1918–1945: The Urban Districts of Grays Thurrock, Shoeburyness, and Tilbury, the Rural Districts of Orsett and Rochford, and part of the Rural District of Billericay.

Gained southernmost parts of Chelmsford Division of Essex, including Billericay.  Area between River Crouch and River Blackwater (Dengie peninsular), including Burnham-on-Crouch, transferred to Maldon and westernmost area, including Rainham, transferred to Romford.  Parts comprising Southend-on-Sea County Borough created as a separate Parliamentary Borough.

1945–1950: The Urban Districts of Benfleet, Billericay, Canvey Island, and Rayleigh, the Rural District of Rochford, and part of the County Borough of Southend-on-Sea.

The House of Commons (Redistribution of Seats) Act 1944 set up Boundaries Commissions to carry out periodic reviews of the distribution of parliamentary constituencies. It also authorised an initial review to subdivide abnormally large constituencies in time for the 1945 election. This was implemented by the Redistribution of Seats Order 1945 under which South East Essex was divided into two constituencies.  As a consequence, the Urban District of Thurrock (created largely from amalgamating the Urban Districts of Grays Thurrock and Tilbury and the Rural District of Orsett) was formed as the new Thurrock Division of Essex.  Other marginal changes resulting from changes to local authority boundaries.

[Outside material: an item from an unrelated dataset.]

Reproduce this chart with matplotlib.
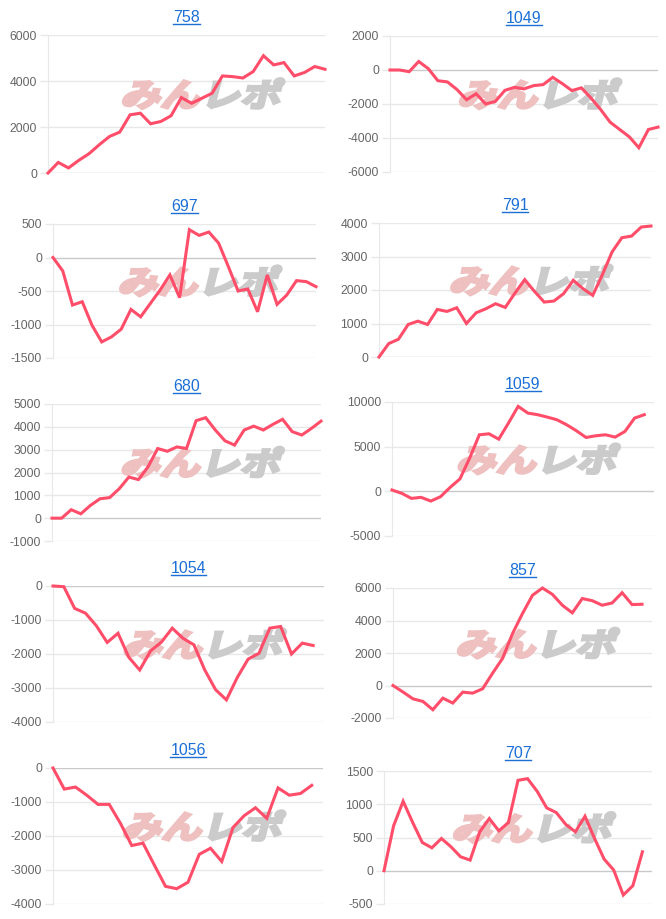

Following the First Periodic Review of Westminster constituencies the seat was abolished. The bulk of the Division, comprising the Urban Districts of Benfleet, Billericay, Canvey Island and Rayleigh, formed the new County Constituency of Billericay.  The Rural District of Rochford, and the parts of the County Borough of Southend-on-Sea situated in the Division (Shoeburyness), included in the new Borough Constituency of Southend East.

1955–1974: The Urban Districts of Benfleet, Canvey Island, and Rayleigh, and the Rural District of Rochford.

Re-established as a County Constituency. Benfleet, Canvey Island and Rayleigh were transferred back from Billericay, and Rochford from Southend East.

1974–1983: The Urban Districts of Benfleet, Canvey Island, and Rayleigh.

The Rural District of Rochford was now transferred to Maldon.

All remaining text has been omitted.